### [Written problem]
Can you set down, exactly as they appear below, the lines from the opening of the material through the one bearing "var xTickValues = xTickDates.map(function", minus the pictures?
========================
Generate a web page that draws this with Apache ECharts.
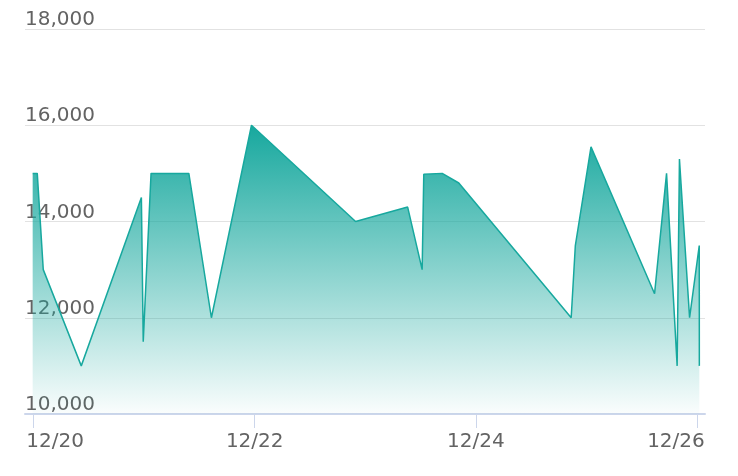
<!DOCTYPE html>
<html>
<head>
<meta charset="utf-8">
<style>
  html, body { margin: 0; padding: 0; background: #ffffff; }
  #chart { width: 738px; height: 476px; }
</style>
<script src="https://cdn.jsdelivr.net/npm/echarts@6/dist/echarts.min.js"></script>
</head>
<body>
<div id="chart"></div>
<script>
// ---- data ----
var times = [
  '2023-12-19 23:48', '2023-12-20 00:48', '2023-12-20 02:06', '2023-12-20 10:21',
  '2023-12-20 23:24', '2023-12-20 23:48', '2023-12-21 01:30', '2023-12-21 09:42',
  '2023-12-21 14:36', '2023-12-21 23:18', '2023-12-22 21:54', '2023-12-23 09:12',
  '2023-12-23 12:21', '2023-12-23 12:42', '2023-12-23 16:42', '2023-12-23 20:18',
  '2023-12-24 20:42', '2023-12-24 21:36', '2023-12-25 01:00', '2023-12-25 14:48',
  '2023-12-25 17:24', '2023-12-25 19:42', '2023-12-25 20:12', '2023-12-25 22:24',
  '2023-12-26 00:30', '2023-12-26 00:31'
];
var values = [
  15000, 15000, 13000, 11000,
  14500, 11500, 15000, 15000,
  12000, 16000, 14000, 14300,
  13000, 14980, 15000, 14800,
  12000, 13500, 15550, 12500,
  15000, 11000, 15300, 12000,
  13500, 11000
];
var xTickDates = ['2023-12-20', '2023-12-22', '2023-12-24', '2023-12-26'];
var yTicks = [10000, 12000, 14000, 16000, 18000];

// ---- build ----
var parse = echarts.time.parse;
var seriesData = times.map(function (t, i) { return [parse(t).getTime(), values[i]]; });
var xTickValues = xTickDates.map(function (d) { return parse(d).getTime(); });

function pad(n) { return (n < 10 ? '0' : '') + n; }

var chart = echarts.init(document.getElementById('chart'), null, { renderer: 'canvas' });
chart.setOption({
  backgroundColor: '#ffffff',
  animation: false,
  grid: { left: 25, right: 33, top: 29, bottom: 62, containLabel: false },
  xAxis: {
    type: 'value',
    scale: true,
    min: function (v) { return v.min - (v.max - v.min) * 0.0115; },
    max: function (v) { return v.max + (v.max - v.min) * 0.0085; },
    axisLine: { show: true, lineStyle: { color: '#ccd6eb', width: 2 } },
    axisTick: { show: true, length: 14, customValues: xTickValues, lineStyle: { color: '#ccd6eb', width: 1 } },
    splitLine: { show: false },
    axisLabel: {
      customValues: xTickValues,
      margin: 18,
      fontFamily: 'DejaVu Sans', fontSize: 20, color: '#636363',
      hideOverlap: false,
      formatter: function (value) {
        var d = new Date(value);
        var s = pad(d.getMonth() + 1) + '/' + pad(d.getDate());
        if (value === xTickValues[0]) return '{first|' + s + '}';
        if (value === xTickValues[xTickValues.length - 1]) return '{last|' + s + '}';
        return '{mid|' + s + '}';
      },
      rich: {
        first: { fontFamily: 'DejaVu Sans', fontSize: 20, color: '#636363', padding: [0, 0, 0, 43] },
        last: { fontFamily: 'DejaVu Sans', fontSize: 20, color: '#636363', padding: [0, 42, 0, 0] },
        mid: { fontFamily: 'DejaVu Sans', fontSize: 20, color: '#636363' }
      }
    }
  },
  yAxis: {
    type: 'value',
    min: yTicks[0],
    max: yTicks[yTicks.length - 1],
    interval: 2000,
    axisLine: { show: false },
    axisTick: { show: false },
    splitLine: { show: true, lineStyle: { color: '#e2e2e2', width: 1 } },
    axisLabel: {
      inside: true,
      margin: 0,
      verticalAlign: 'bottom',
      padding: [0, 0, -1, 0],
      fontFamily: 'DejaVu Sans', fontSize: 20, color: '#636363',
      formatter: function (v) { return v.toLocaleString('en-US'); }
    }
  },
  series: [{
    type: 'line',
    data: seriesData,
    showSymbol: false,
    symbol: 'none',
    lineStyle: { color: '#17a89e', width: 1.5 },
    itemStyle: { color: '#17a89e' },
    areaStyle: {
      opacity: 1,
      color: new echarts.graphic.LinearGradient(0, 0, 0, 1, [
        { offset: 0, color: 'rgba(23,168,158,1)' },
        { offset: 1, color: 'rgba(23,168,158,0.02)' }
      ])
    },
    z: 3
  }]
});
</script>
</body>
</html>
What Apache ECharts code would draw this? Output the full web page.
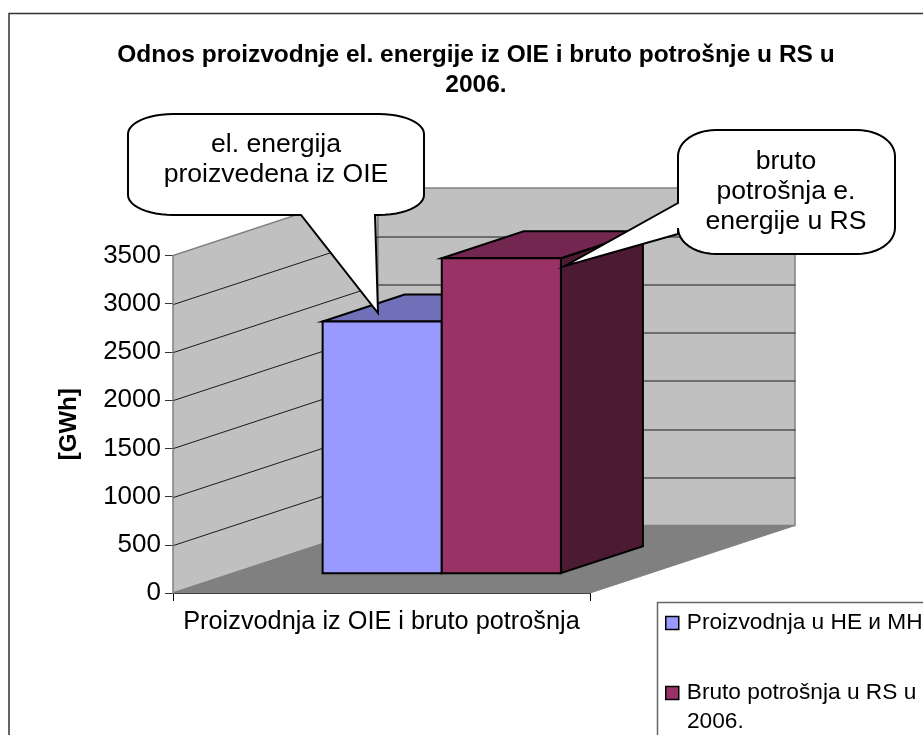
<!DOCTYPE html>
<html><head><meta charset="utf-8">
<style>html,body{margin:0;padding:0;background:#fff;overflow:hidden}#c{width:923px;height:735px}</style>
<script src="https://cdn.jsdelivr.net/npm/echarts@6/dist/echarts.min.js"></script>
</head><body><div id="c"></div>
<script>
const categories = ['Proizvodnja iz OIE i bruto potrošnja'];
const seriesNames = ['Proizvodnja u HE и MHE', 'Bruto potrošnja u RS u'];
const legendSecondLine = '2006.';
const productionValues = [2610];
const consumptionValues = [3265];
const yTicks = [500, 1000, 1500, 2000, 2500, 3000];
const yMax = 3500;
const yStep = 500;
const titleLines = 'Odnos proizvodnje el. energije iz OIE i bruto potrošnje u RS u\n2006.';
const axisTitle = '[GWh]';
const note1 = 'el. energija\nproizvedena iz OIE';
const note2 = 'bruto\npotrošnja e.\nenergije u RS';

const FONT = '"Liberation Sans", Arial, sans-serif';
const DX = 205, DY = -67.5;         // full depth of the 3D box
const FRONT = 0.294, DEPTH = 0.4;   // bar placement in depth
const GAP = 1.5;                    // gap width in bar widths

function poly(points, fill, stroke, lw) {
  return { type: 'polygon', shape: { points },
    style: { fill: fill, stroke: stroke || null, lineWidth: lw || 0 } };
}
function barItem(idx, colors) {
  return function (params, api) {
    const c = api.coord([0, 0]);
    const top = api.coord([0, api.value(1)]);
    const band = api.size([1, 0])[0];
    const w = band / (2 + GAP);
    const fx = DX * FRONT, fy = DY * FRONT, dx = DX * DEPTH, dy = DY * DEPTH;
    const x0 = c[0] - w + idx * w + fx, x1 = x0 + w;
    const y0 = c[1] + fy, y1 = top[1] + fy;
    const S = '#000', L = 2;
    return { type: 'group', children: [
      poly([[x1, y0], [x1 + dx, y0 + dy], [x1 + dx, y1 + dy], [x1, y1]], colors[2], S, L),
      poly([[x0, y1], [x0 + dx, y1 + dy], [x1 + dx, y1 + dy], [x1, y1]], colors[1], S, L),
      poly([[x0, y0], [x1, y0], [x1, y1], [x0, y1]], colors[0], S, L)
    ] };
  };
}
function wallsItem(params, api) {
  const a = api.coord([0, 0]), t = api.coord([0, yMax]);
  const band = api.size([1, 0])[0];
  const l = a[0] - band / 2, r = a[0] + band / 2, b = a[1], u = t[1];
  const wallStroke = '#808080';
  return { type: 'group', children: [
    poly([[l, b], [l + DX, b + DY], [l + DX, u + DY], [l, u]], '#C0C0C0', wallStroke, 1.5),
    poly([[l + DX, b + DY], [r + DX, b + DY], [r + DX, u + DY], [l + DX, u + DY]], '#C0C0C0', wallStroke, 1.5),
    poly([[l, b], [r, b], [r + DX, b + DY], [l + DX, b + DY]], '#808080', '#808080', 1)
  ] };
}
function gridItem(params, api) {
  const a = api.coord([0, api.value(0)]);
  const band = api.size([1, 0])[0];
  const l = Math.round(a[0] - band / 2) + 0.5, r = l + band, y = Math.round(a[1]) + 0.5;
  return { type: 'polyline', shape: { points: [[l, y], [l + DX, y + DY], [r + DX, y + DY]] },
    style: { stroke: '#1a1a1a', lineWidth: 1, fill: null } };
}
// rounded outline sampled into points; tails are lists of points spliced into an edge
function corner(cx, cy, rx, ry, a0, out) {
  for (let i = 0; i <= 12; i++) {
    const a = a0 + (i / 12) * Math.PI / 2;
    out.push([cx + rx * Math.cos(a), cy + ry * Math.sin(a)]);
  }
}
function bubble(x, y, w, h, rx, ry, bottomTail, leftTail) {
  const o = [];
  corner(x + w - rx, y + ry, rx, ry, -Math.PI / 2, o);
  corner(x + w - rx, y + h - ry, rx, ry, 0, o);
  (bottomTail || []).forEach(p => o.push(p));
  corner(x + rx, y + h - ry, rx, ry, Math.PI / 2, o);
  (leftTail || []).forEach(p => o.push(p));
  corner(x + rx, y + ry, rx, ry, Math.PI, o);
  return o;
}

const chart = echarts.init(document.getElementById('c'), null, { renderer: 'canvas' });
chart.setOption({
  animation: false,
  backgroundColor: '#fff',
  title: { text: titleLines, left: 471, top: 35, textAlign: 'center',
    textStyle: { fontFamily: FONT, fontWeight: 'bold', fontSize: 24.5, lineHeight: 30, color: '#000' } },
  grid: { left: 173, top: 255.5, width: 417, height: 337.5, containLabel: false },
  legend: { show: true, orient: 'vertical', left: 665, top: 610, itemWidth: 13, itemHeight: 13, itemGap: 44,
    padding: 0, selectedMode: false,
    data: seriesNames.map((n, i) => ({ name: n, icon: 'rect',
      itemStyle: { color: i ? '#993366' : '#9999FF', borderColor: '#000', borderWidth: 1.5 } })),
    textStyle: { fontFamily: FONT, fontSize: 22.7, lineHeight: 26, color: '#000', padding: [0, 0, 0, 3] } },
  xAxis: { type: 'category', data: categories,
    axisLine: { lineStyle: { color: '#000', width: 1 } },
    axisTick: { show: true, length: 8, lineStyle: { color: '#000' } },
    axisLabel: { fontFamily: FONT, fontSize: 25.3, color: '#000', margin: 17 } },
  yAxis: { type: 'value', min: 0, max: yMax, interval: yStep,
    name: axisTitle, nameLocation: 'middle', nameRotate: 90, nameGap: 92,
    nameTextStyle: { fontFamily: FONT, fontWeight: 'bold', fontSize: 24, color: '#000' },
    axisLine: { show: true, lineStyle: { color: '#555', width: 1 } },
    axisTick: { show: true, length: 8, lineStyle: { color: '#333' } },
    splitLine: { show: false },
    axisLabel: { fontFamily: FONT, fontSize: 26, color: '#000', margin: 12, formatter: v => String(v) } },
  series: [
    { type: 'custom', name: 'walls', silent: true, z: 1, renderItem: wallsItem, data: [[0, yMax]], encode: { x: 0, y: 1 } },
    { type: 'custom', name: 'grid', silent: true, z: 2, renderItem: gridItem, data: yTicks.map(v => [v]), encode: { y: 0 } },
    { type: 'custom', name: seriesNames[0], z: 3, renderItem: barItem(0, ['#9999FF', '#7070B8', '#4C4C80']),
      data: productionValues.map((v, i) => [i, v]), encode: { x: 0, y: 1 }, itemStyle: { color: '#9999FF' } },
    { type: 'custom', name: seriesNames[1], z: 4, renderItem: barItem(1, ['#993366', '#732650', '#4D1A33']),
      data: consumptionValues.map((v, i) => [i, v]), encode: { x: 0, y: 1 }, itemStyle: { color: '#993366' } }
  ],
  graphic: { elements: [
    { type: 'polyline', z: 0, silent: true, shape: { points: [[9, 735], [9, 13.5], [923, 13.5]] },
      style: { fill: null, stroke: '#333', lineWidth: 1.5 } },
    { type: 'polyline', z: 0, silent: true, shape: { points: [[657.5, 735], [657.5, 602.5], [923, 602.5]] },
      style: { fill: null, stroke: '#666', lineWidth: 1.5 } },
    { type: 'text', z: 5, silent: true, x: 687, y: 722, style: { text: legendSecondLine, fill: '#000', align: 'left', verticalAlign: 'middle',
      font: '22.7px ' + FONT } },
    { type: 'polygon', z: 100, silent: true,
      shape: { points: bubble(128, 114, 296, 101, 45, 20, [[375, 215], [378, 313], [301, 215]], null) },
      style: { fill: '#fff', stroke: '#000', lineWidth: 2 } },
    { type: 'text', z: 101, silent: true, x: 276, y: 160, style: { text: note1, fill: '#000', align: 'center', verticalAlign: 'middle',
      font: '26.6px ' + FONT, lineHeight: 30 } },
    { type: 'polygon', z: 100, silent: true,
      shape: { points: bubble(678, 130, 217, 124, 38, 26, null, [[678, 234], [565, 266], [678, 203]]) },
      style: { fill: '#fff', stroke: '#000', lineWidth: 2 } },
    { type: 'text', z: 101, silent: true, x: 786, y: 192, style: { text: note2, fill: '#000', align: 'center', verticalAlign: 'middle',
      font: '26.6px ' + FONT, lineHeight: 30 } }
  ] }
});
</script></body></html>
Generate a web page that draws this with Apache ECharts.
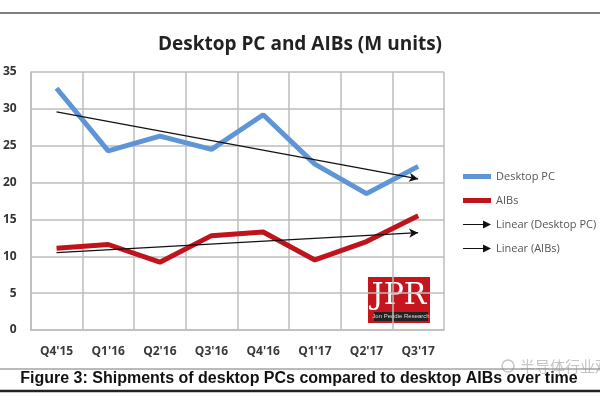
========================
### [Written reply]
Generate a web page that draws this with Apache ECharts.
<!DOCTYPE html>
<html>
<head>
<meta charset="utf-8">
<style>
  html, body { margin: 0; padding: 0; background: #ffffff; }
  #chart { width: 738px; height: 476px; }
</style>
<script src="https://cdn.jsdelivr.net/npm/echarts@6/dist/echarts.min.js"></script>
</head>
<body>
<div id="chart"></div>
<script>
// ---- data ----
var times = [
  '2023-12-19 23:48', '2023-12-20 00:48', '2023-12-20 02:06', '2023-12-20 10:21',
  '2023-12-20 23:24', '2023-12-20 23:48', '2023-12-21 01:30', '2023-12-21 09:42',
  '2023-12-21 14:36', '2023-12-21 23:18', '2023-12-22 21:54', '2023-12-23 09:12',
  '2023-12-23 12:21', '2023-12-23 12:42', '2023-12-23 16:42', '2023-12-23 20:18',
  '2023-12-24 20:42', '2023-12-24 21:36', '2023-12-25 01:00', '2023-12-25 14:48',
  '2023-12-25 17:24', '2023-12-25 19:42', '2023-12-25 20:12', '2023-12-25 22:24',
  '2023-12-26 00:30', '2023-12-26 00:31'
];
var values = [
  15000, 15000, 13000, 11000,
  14500, 11500, 15000, 15000,
  12000, 16000, 14000, 14300,
  13000, 14980, 15000, 14800,
  12000, 13500, 15550, 12500,
  15000, 11000, 15300, 12000,
  13500, 11000
];
var xTickDates = ['2023-12-20', '2023-12-22', '2023-12-24', '2023-12-26'];
var yTicks = [10000, 12000, 14000, 16000, 18000];

// ---- build ----
var parse = echarts.time.parse;
var seriesData = times.map(function (t, i) { return [parse(t).getTime(), values[i]]; });
var xTickValues = xTickDates.map(function (d) { return parse(d).getTime(); });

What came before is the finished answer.